(begin)

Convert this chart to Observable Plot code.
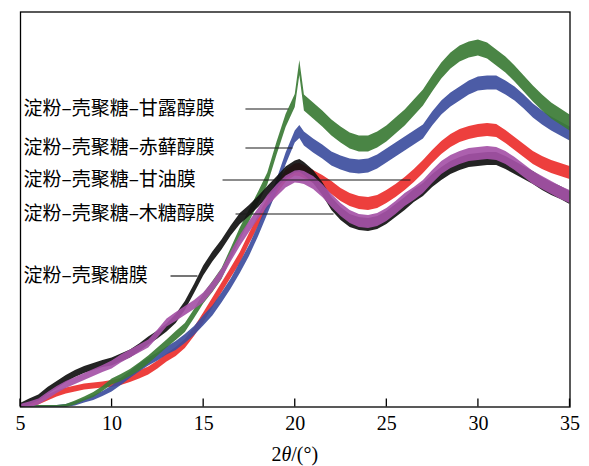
<!DOCTYPE html>
<html>
<head>
<meta charset="utf-8">
<script src="https://cdn.jsdelivr.net/npm/d3@7"></script>
<script src="https://cdn.jsdelivr.net/npm/@observablehq/plot@0.6"></script>
<style>
  html, body { margin: 0; padding: 0; background: #fff; }
  #chart { width: 589px; height: 466px; }
</style>
</head>
<body>
<div id="chart"></div>
<script>
// Diffraction angle 2θ (°)
const angles = [5,5.5,6,6.5,7,7.5,8,8.5,9,9.5,10,10.5,11,11.5,12,12.5,13,13.5,14,14.5,15,15.5,16,16.5,17,17.5,18,18.5,19,19.5,20,20.25,20.5,21,21.5,22,22.5,23,23.5,24,24.5,25,25.5,26,26.5,27,27.5,28,28.5,29,29.5,30,30.5,31,31.5,32,32.5,33,33.5,34,34.5,35];

// Intensity (a.u.), centre of each noisy trace
const chitosanFilm = [1,5,9,16,22,28,33,37,40,43, 45,49,53,59,66,72,79,88,101,118, 136,150,162,176,188,196,205,215,224,234, 240,241, 238,230,218,203,193,186,183,182,184,189, 196,203,211,217,226,233,239,243,246,247, 248,248,244,239,234,229,223,218,214,209];
const xylitolFilm  = [0,2,5,11,17,22,26,30,34,38, 42,48,53,58,63,73,84,90,96,102, 109,120,133,150,166,180,193,206,216,225, 230,230, 229,224,216,206,197,190,186,185,187,192, 199,207,213,220,230,239,245,249,252,253, 254,253,249,243,236,229,224,219,214,210];
const glycerolFilm = [0,2,5,9,13,16,18,20,21,22, 23,25,28,32,36,42,49,55,63,75, 89,104,119,134,149,168,186,203,218,231, 237,237, 235,230,225,219,212,207,204,203,205,210, 216,223,231,240,250,259,266,271,274,276, 277,276,270,263,256,249,244,240,237,234];
const erythritolFilm = [0,0,0,0,0,1,3,6,9,13, 18,25,32,39,45,50,56,61,68,76, 86,96,109,123,139,156,176,198,221,248, 270,275, 268,261,255,248,244,241,240,241,245,251, 257,263,269,275,288,299,307,313,319,323, 324,324,319,313,305,296,289,283,278,273];
const mannitolFilm = [0,0,0,0,0,1,4,8,12,18, 25,29,34,40,47,55,63,71,79,93, 108,120,133,153,173,191,209,228,258,286, 306,339, 304,296,288,279,272,266,263,263,267,273, 281,289,299,309,323,336,346,353,357,359, 356,349,342,333,323,313,304,296,290,284];

// Half-width of the noise band around each trace (a.u.)
const chitosanNoise = [2.5,3,3,3.5,3.5,3.5,3.5,3.5,3.5,3.5, 4,4,4,4,4,4,4,4.5,4.5,4.5, 5,5,5,5,5.5,5.5,5.5,5.5,6,6, 6,6.5, 6.5,6.5,6.5,6.5,6.5,6.5,6.5,6.5,6.5,6.5, 6.5,6.5,6.5,6.5,6.5,6.5,6.5,6.5,6.5,6.5, 6.5,6.5,6.5,6.5,6.5,6.5,6.5,6.5,6.5,6.5];
const xylitolNoise  = [2.5,3,3,3.5,3.5,3.5,3.5,3.5,3.5,3.5, 4,4,4,4,4,4,4,4.5,4.5,4.5, 5,5,5,5,5.5,5.5,5.5,5.5,6,6, 6,6.5, 6.5,6.5,6.5,6.5,6.5,6.5,6.5,6.5,6.5,6.5, 6.5,6.5,6.5,6.5,6.5,6.5,6.5,6.5,6.5,6.5, 6.5,6.5,6.5,6.5,6.5,6.5,6.5,6.5,6.5,6.5];
const glycerolNoise = [2,2.5,3,3,3,3,3,3,3,3, 3.5,3.5,3.5,4,4,4,4,4.5,4.5,4.5, 5,5,5,5,5.5,5.5,5.5,5.5,6,6, 6,6.5, 6.5,6.5,6.5,6.5,6.5,6.5,6.5,6.5,6.5,6.5, 6.5,6.5,6.5,6.5,6.5,6.5,6.5,6.5,6.5,6.5, 6.5,6.5,6.5,6.5,6.5,6.5,6.5,6.5,6.5,6.5];
const erythritolNoise = [1.5,1.5,1.5,1.5,1.5,1.5,2,2,2.5,2.5, 3,3.5,3.5,4,4,4,4,4.5,4.5,4.5, 5,5,5,5,5.5,5.5,5.5,5.5,6,6, 6,6.5, 7,7,7,7,7,7,7,7,7,7, 7,7,7,7,7,7,7,7,7,7, 7,7,7,7,7,7,7,7,7,7];
const mannitolNoise = [1.5,1.5,1.5,1.5,1.5,1.5,2,2,2.5,2.5, 3,3.5,3.5,4,4,4,4,4.5,4.5,4.5, 5,5.5,5.5,5.5,6,6,6,6,6.5,6.5, 6.5,7.5, 8,8,8,8,8,8,8,8,8,8, 8,8,8,8,8,8,8,8,8,8, 8,8,8,8,8,8,8,8,8,8];

// Series labels and their leader lines
const labelNames = ["淀粉–壳聚糖–甘露醇膜", "淀粉–壳聚糖–赤藓醇膜", "淀粉–壳聚糖–甘油膜", "淀粉–壳聚糖–木糖醇膜", "淀粉–壳聚糖膜"];
const labelLevels = [298, 259, 227, 193, 131];
const leaderStart = [17.28, 17.28, 16.03, 16.74, 13.19];
const leaderEnd = [19.63, 19.85, 26.29, 22.09, 14.66];

const xTicks = [5, 10, 15, 20, 25, 30, 35];

// Drawing order (bottom to top) and colours
const series = [
  {values: glycerolFilm, noise: glycerolNoise, color: "#ec2f2c"},
  {values: erythritolFilm, noise: erythritolNoise, color: "#3d4e9e"},
  {values: mannitolFilm, noise: mannitolNoise, color: "#3b7b35"},
  {values: chitosanFilm, noise: chitosanNoise, color: "#111111"},
  {values: xylitolFilm, noise: xylitolNoise, color: "#a553a7"}
];

const bandMarks = series.map(s => {
  const rows = angles.map((a, i) => ({angle: a, lo: s.values[i] - s.noise[i], hi: s.values[i] + s.noise[i]}));
  return Plot.areaY(rows, {x: "angle", y1: "lo", y2: "hi", fill: s.color, fillOpacity: 0.92, clip: true});
});

const labels = labelNames.map((t, i) => ({text: t, level: labelLevels[i], x1: leaderStart[i], x2: leaderEnd[i]}));

const serif = "Liberation Serif, Times New Roman, serif";
const tickLength = 8;

const chart = Plot.plot({
  width: 589,
  height: 466,
  marginLeft: 20,
  marginRight: 19.5,
  marginTop: 11.5,
  marginBottom: 59.5,
  style: {fontFamily: serif, fontSize: "20px", color: "#000", background: "#fff"},
  x: {domain: [5, 35]},
  y: {domain: [0, 395], axis: null},
  marks: [
    ...bandMarks,
    Plot.link(labels, {x1: "x1", x2: "x2", y1: "level", y2: "level", stroke: "#1a1a1a", strokeWidth: 1.2}),
    Plot.text(labels, {text: "text", y: "level", frameAnchor: "left", textAnchor: "start", dx: 3, fontFamily: "Noto Sans CJK SC, sans-serif", fontSize: 19, fill: "#000"}),
    Plot.frame({stroke: "#000", strokeWidth: 1.3}),
    Plot.axisX(xTicks, {tickSize: 0, tickPadding: 9, fontSize: 20, fontFamily: serif, label: null, fill: "#000"})
  ]
});

const xs = chart.scale("x");
const ys = chart.scale("y");
const svg = d3.select(chart);

// Inward-pointing ticks on the bottom axis, placed through the x scale
const y0 = ys.apply(ys.domain[0]);
svg.append("g")
  .attr("stroke", "#000")
  .attr("stroke-width", 1.3)
  .selectAll("line")
  .data(xTicks)
  .join("line")
  .attr("x1", d => xs.apply(d))
  .attr("x2", d => xs.apply(d))
  .attr("y1", y0)
  .attr("y2", y0 - tickLength);

// Axis title with italic θ
const title = svg.append("text")
  .attr("x", xs.apply((xs.domain[0] + xs.domain[1]) / 2))
  .attr("y", 461)
  .attr("text-anchor", "middle")
  .attr("font-family", serif)
  .attr("font-size", 20)
  .attr("fill", "#000");
title.append("tspan").text("2");
title.append("tspan").attr("font-style", "italic").text("θ");
title.append("tspan").text("/(°)");

document.getElementById("chart").appendChild(chart);
</script>
</body>
</html>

(end)

» **INSTRUCTION**: Your task is to gather every line with the word "chart" and copy it.

» **THE RESPONSE**:
Convert this chart to Observable Plot code.
  #chart { width: 589px; height: 466px; }
<div id="chart"></div>
const chart = Plot.plot({
const xs = chart.scale("x");
const ys = chart.scale("y");
const svg = d3.select(chart);
document.getElementById("chart").appendChild(chart);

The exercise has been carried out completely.